[What you have to do]: Make an exact copy of all the material below, apart from the pictures.
::::::
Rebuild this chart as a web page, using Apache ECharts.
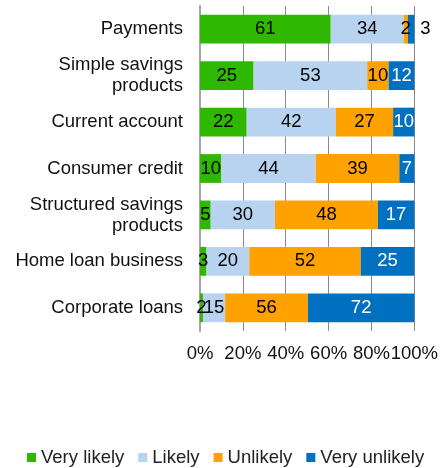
<!DOCTYPE html>
<html><head><meta charset="utf-8">
<script src="https://cdn.jsdelivr.net/npm/echarts@6/dist/echarts.min.js"></script>
<style>html,body{margin:0;padding:0;background:#fff}#c{width:441px;height:468px}</style>
</head><body><div id="c"></div>
<script>
const categories = ['Payments','Simple savings\nproducts','Current account','Consumer credit','Structured savings\nproducts','Home loan business','Corporate loans'];
const seriesNames = ['Very likely','Likely','Unlikely','Very unlikely'];
const veryLikely   = [61, 25, 22, 10, 5, 3, 2];
const likely       = [34, 53, 42, 44, 30, 20, 15];
const unlikely     = [2, 10, 27, 39, 48, 52, 56];
const veryUnlikely = [3, 12, 10, 7, 17, 25, 72];
const xTickLabels = ['0%','20%','40%','60%','80%','100%'];
const colors = ['#2eb800','#b7d3ef','#ffa200','#0070c0'];

const raw = [veryLikely, likely, unlikely, veryUnlikely];
const totals = categories.map((c,i)=>raw.reduce((s,a)=>s+a[i],0));
const FONT = 'Liberation Sans, Arial, sans-serif';
const FS = 18.5;

const series = raw.map((arr, si) => ({
  name: seriesNames[si],
  type: 'bar',
  stack: 'total',
  barWidth: '62%',
  itemStyle: { color: colors[si] },
  label: {
    show: true, position: 'inside', fontSize: FS, fontFamily: FONT,
    color: si === 3 ? '#ffffff' : '#000000',
    formatter: p => String(arr[p.dataIndex])
  },
  data: arr.map((v, i) => {
    const d = { value: v / totals[i] * 100 };
    if (si === 3 && i === 0) d.label = { position: 'right', distance: 6, color: '#000000' };
    return d;
  })
}));

const chart = echarts.init(document.getElementById('c'), null, {renderer:'canvas'});
chart.setOption({
  animation: false,
  grid: { left: 200, right: 24.3, top: 6, bottom: 137, containLabel: false },
  legend: {
    left: 22, top: 443, itemWidth: 9, itemHeight: 9, itemGap: 14, icon: 'rect',
    textStyle: { fontSize: FS, fontFamily: FONT, color: '#222' },
    data: seriesNames
  },
  xAxis: {
    type: 'value', min: 0, max: 100, interval: 20,
    axisLine: { show: false }, axisTick: { show: false },
    splitLine: { show: true, lineStyle: { color: '#8a8a8a', width: 1 } },
    axisLabel: { fontSize: FS, fontFamily: FONT, color: '#111', margin: 13,
      formatter: v => xTickLabels[Math.round(v/20)] }
  },
  yAxis: {
    type: 'category', data: categories, inverse: true,
    axisLine: { show: true, lineStyle: { color: '#a6a6a6', width: 2 } },
    axisTick: { show: false },
    axisLabel: { fontSize: FS, fontFamily: FONT, color: '#111', margin: 17, align: 'right', lineHeight: 21 }
  },
  series
});
</script></body></html>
::::::
[Output below]:
Rebuild this chart as a web page, using Apache ECharts.
<!DOCTYPE html>
<html><head><meta charset="utf-8">
<script src="https://cdn.jsdelivr.net/npm/echarts@6/dist/echarts.min.js"></script>
<style>html,body{margin:0;padding:0;background:#fff}#c{width:441px;height:468px}</style>
</head><body><div id="c"></div>
<script>
const categories = ['Payments','Simple savings\nproducts','Current account','Consumer credit','Structured savings\nproducts','Home loan business','Corporate loans'];
const seriesNames = ['Very likely','Likely','Unlikely','Very unlikely'];
const veryLikely   = [61, 25, 22, 10, 5, 3, 2];
const likely       = [34, 53, 42, 44, 30, 20, 15];
const unlikely     = [2, 10, 27, 39, 48, 52, 56];
const veryUnlikely = [3, 12, 10, 7, 17, 25, 72];
const xTickLabels = ['0%','20%','40%','60%','80%','100%'];
const colors = ['#2eb800','#b7d3ef','#ffa200','#0070c0'];

const raw = [veryLikely, likely, unlikely, veryUnlikely];
const totals = categories.map((c,i)=>raw.reduce((s,a)=>s+a[i],0));
const FONT = 'Liberation Sans, Arial, sans-serif';
const FS = 18.5;

const series = raw.map((arr, si) => ({
  name: seriesNames[si],
  type: 'bar',
  stack: 'total',
  barWidth: '62%',
  itemStyle: { color: colors[si] },
  label: {
    show: true, position: 'inside', fontSize: FS, fontFamily: FONT,
    color: si === 3 ? '#ffffff' : '#000000',
    formatter: p => String(arr[p.dataIndex])
  },
  data: arr.map((v, i) => {
    const d = { value: v / totals[i] * 100 };
    if (si === 3 && i === 0) d.label = { position: 'right', distance: 6, color: '#000000' };
    return d;
  })
}));

const chart = echarts.init(document.getElementById('c'), null, {renderer:'canvas'});
chart.setOption({
  animation: false,
  grid: { left: 200, right: 24.3, top: 6, bottom: 137, containLabel: false },
  legend: {
    left: 22, top: 443, itemWidth: 9, itemHeight: 9, itemGap: 14, icon: 'rect',
    textStyle: { fontSize: FS, fontFamily: FONT, color: '#222' },
    data: seriesNames
  },
  xAxis: {
    type: 'value', min: 0, max: 100, interval: 20,
    axisLine: { show: false }, axisTick: { show: false },
    splitLine: { show: true, lineStyle: { color: '#8a8a8a', width: 1 } },
    axisLabel: { fontSize: FS, fontFamily: FONT, color: '#111', margin: 13,
      formatter: v => xTickLabels[Math.round(v/20)] }
  },
  yAxis: {
    type: 'category', data: categories, inverse: true,
    axisLine: { show: true, lineStyle: { color: '#a6a6a6', width: 2 } },
    axisTick: { show: false },
    axisLabel: { fontSize: FS, fontFamily: FONT, color: '#111', margin: 17, align: 'right', lineHeight: 21 }
  },
  series
});
</script></body></html>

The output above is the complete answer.